▶ **What you should do**:
Output the first line of the listing and each line after it, up to and including the line that contains "const praderaWeights = [165, 266, 331, 378, 413];", exactly as written, minus the pictures.

▶ **Recorded information**:

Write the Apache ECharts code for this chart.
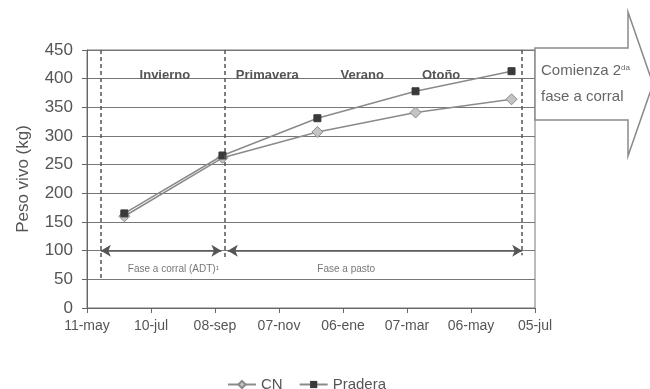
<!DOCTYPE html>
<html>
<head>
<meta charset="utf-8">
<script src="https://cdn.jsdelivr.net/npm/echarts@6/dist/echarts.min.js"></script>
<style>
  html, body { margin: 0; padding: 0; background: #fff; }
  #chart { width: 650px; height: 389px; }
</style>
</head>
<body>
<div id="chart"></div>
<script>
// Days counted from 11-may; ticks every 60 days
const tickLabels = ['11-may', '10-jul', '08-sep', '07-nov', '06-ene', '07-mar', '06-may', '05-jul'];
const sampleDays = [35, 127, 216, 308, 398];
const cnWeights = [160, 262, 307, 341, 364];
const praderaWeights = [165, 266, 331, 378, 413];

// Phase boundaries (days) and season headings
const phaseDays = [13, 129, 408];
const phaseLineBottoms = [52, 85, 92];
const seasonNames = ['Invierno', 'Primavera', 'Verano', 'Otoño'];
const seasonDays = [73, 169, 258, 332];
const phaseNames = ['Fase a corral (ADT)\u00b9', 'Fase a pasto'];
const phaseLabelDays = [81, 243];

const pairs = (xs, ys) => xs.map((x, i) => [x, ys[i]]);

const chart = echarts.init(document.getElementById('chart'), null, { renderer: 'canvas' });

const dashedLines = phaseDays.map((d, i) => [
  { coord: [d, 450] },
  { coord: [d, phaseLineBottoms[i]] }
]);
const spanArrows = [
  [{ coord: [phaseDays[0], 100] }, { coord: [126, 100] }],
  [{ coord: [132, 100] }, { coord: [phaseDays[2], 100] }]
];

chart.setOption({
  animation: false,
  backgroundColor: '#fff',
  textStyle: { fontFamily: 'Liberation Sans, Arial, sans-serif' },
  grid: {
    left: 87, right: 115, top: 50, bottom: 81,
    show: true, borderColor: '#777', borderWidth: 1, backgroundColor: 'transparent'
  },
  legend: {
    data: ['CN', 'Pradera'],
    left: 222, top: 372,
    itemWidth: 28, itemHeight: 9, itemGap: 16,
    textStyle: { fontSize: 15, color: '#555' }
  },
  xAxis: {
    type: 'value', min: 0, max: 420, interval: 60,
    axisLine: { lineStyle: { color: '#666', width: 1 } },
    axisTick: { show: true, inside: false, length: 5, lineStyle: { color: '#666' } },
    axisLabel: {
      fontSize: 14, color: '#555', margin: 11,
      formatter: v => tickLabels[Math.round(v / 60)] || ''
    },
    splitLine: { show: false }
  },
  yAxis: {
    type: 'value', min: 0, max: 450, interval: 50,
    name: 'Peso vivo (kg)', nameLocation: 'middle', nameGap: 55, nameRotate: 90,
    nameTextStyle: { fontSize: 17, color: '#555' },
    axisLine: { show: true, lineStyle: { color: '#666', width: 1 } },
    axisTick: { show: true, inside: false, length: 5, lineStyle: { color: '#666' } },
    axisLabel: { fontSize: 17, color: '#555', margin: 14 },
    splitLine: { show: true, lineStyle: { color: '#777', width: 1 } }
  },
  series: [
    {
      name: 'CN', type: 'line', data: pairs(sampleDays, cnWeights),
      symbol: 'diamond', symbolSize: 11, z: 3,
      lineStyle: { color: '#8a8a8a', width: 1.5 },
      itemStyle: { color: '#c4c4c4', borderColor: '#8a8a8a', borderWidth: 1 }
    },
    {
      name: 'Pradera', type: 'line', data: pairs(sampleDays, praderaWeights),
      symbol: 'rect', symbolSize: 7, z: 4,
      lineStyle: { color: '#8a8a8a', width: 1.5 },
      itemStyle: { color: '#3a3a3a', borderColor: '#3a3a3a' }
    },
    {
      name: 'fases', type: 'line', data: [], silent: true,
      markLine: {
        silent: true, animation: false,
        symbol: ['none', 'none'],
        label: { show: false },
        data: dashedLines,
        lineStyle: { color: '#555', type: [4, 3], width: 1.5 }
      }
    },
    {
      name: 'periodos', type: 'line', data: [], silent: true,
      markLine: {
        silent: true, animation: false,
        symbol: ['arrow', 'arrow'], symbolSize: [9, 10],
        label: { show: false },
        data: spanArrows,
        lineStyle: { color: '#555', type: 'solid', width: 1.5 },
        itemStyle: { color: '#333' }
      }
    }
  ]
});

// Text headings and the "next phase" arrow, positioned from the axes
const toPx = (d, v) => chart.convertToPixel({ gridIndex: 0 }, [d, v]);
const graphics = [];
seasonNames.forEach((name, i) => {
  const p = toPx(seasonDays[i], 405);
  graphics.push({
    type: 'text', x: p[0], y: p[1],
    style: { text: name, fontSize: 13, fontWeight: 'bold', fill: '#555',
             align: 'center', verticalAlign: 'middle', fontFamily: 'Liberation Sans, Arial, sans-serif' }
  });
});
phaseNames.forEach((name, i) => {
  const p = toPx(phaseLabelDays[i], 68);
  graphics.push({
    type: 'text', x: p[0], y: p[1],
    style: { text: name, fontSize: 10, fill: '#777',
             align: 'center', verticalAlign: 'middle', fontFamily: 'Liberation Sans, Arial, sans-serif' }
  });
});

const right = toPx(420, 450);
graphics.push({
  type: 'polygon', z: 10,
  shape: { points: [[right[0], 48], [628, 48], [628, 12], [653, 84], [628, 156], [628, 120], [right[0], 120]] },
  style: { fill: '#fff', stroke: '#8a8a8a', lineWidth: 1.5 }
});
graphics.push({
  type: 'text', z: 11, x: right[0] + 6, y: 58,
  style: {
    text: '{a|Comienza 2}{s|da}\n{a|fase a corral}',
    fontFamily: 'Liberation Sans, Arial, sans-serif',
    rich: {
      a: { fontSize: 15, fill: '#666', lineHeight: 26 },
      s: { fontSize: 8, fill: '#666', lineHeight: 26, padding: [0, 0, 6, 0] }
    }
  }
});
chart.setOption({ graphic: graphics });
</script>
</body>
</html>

▶ **Task result**:
Write the Apache ECharts code for this chart.
<!DOCTYPE html>
<html>
<head>
<meta charset="utf-8">
<script src="https://cdn.jsdelivr.net/npm/echarts@6/dist/echarts.min.js"></script>
<style>
  html, body { margin: 0; padding: 0; background: #fff; }
  #chart { width: 650px; height: 389px; }
</style>
</head>
<body>
<div id="chart"></div>
<script>
// Days counted from 11-may; ticks every 60 days
const tickLabels = ['11-may', '10-jul', '08-sep', '07-nov', '06-ene', '07-mar', '06-may', '05-jul'];
const sampleDays = [35, 127, 216, 308, 398];
const cnWeights = [160, 262, 307, 341, 364];
const praderaWeights = [165, 266, 331, 378, 413];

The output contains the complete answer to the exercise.